Normalization is defined by the gap between what arrives and what the schema requires. The three worst-offending driver fields, and the canonical form each must reach:

Field	Observed raw variants	Canonical type	Compliance tag
`odometer_reading`	`"142,305"`, `"142305 mi"`, `"142.3k"`, `"N/A"`	`int` (whole miles)	49 CFR § 396.11(a)
`defect_severity`	`"S"`, `"minor"`, `"cosmetic"`, `"OOS"`, `"out of service"`	`DefectSeverity` enum	49 CFR § 396.9©(2)
`inspection_ts`	`"2024-05-12 9:22am"`, `"5/12/24 09:22"`, epoch millis	`datetime` (UTC, tz-aware)	49 CFR § 396.11(a)(3)

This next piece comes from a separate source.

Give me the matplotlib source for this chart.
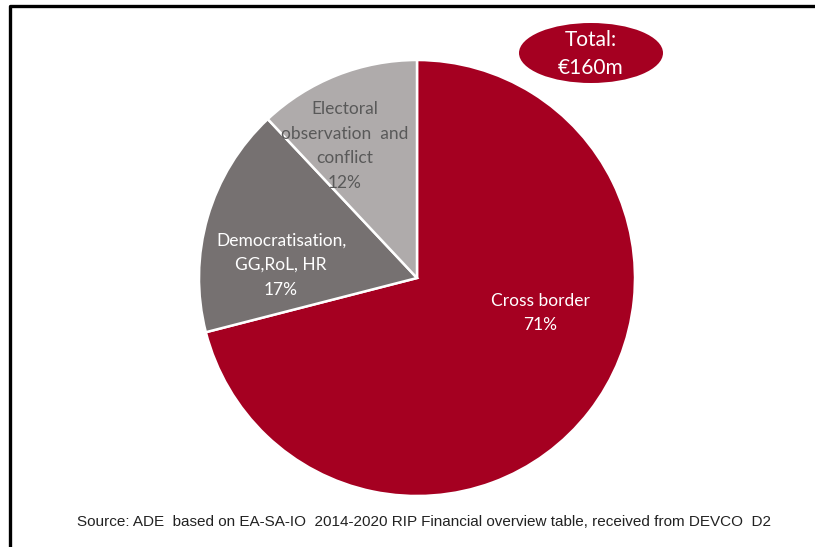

The severity enum is the same one used everywhere the value is later graded, so it must not be redefined per page:

from enum import Enum


class DefectSeverity(Enum):
    NON_CRITICAL = "NON_CRITICAL"     # cosmetic / advisory, vehicle stays in service
    CRITICAL = "CRITICAL"             # repair required, not yet OOS
    OUT_OF_SERVICE = "OUT_OF_SERVICE" # meets an OOS criterion, vehicle is held

Step-by-step implementation

Normalization runs as three ordered stages, each a pure function: identical input yields identical output, no I/O, no hidden state. Keep the raw value on the record throughout — the original string is the audit artifact 49 CFR § 396.11(a) obliges the carrier to preserve, and you must never overwrite it in place.

Step 1: Lexical cleaning

Strip artifacts that carry no meaning — thousands separators, trailing units, stray whitespace — before any parsing decision is made. Do not lowercase yet; casing still matters to the semantic stage.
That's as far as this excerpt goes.